The Australian dollar is back at 80 cents for the first time in four months, surging by more than 6% against the US dollar since early December last year.
According to Sean Callow, senior currency strategist at Westpac, the Aussie is now looking a little bit expensive based off his fair-value model.
Here’s what the model is saying about the Aussie’s current level:
“As the chart shows, short term fair value looks to be a little over 77 cents, so the test of 80 cents seems rather overdone,” Callow says.
Callow says much of the move can be explained by US dollar weakness with stronger commodity prices partially offset by a narrowing in Australian and US short-dated bond yields.
“US dollar weakness is a key reason for AUD/USD reaching 80 cents for the first time since September 2017,” he says.

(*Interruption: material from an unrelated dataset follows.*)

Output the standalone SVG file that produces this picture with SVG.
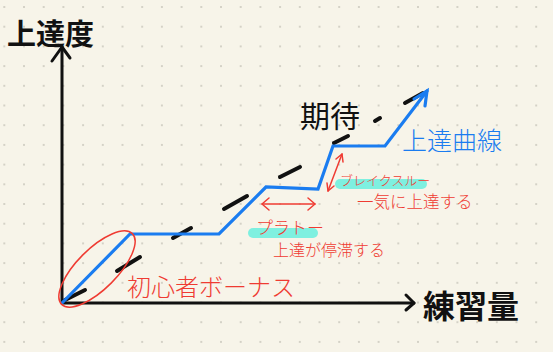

“There has been considerable support from commodity prices with Westpac’s daily index of Australia’s commodity export basket up 4-5% since early December when AUD/USD was testing 75 cents.
“Some offset in terms of AUD fair value though comes from AU-US yield spreads moving against the Aussie.”
The recent disconnect between the AUD/USD and Australian and US two-year bond yields can be seen in the chart below from Westpac:
Looking ahead, Callow says movements in the Aussie will likely be determined by the actions of the Bank of Japan (BoJ) and European Central Bank (ECB) who will both hold monetary policy meetings next week.
“If the BoJ and ECB push back hard on tapering/rate hike chatter respectively then AUD/USD should find the [80 cent level] hard to sustain,” he says.